A clerk or, if one had access to the Dobbs draft, an intern might be another story. If the purpose of the leak was to pressure one or two justices to vote with the pro-abortion side, it is more likely that a clerk or intern is the culprit, because the justices regularly hold closed-door meetings about pending decisions, thus they know how their colleagues are going to vote, and if there is any persuading to be done, it’s probably done in those closed-door meetings. That’s presumably where Justice Stevens tried to convince Justices Kennedy and Thomas to join him in voting against the right to arms in Heller.
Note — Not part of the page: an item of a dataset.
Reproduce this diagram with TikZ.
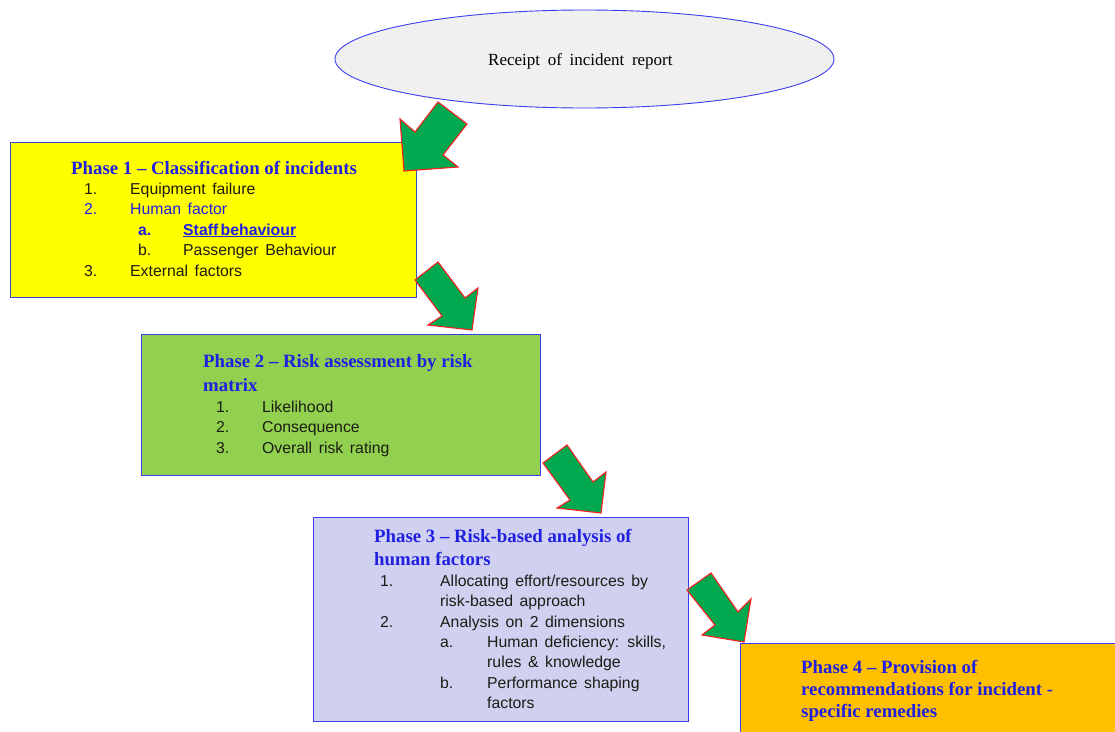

Clerks and interns aren’t allowed in those closed-door meetings, thus don’t know what the justices have discussed among themselves, and one might have therefore overestimated his or her ability to pressure a justice to change his or her vote by leaking.
Some have suggested that because Supreme Court clerks typically go on to make huge salaries in the legal profession, and some even become Supreme Court justices, none would risk jeopardizing his or her professional future by leaking. However, consistent with the Left’s history of acquiring and maintaining power by any means necessary, many Leftists believe they are entitled to do whatever they want in support of their belief system—riot, attempt to assassinate Republican congressmen, threaten to assassinate Supreme Court justices, steal elections, “SWAT” conservatives’ homes, and harass conservative politicians and Supreme Court justices in restaurants. Perhaps even at the expense of embarrassing the Supreme Court justice for whom one of them works. And in the last few years Leftists have seen their ideological brethren get away with crimes far more serious than leaking, with no consequences. And they have seen Leftist wrongdoers end up making six figures as talking heads on CNN.
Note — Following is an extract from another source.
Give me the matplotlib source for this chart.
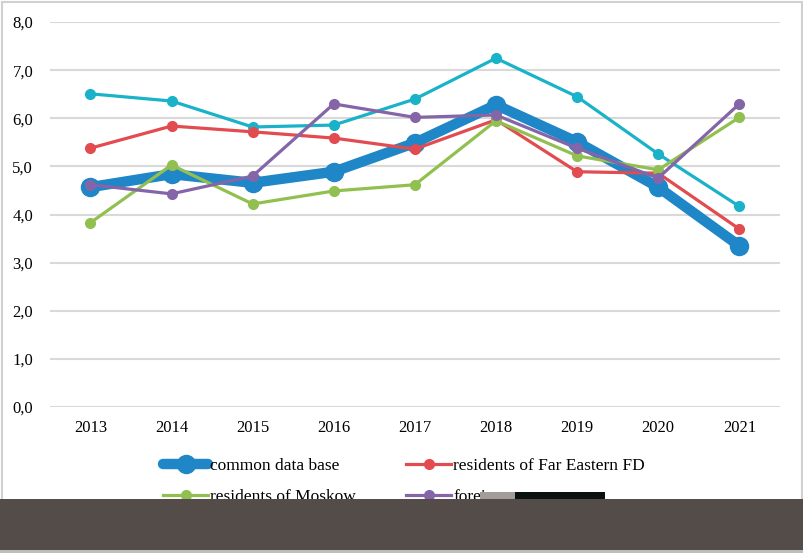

It has been over two months since politico.com published the leak, and the leaker’s identity is still not publicly known. If the Marshal of the Supreme Court has adequate investigatory power and has pursued her investigation vigorously, it is possible that the leaker has been identified and Chief Justice Roberts is waiting for the “right time” to let the public in on the details. Or, to avoid embarrassing the justice whose clerk or intern is the culprit, the Chief Justice may tell us that the matter has been dealt with internally and ask the public to consider it water under the bridge.
If that’s the case, we may have to add the mystery of the leaker to the list of things the government doesn’t want us to know about, like whether extraterrestrials crashed in Roswell, New Mexico in 1947, the names of everyone involved in President John F. Kennedy’s assassination in 1963, and how few legitimate votes Joe Biden received in 2020.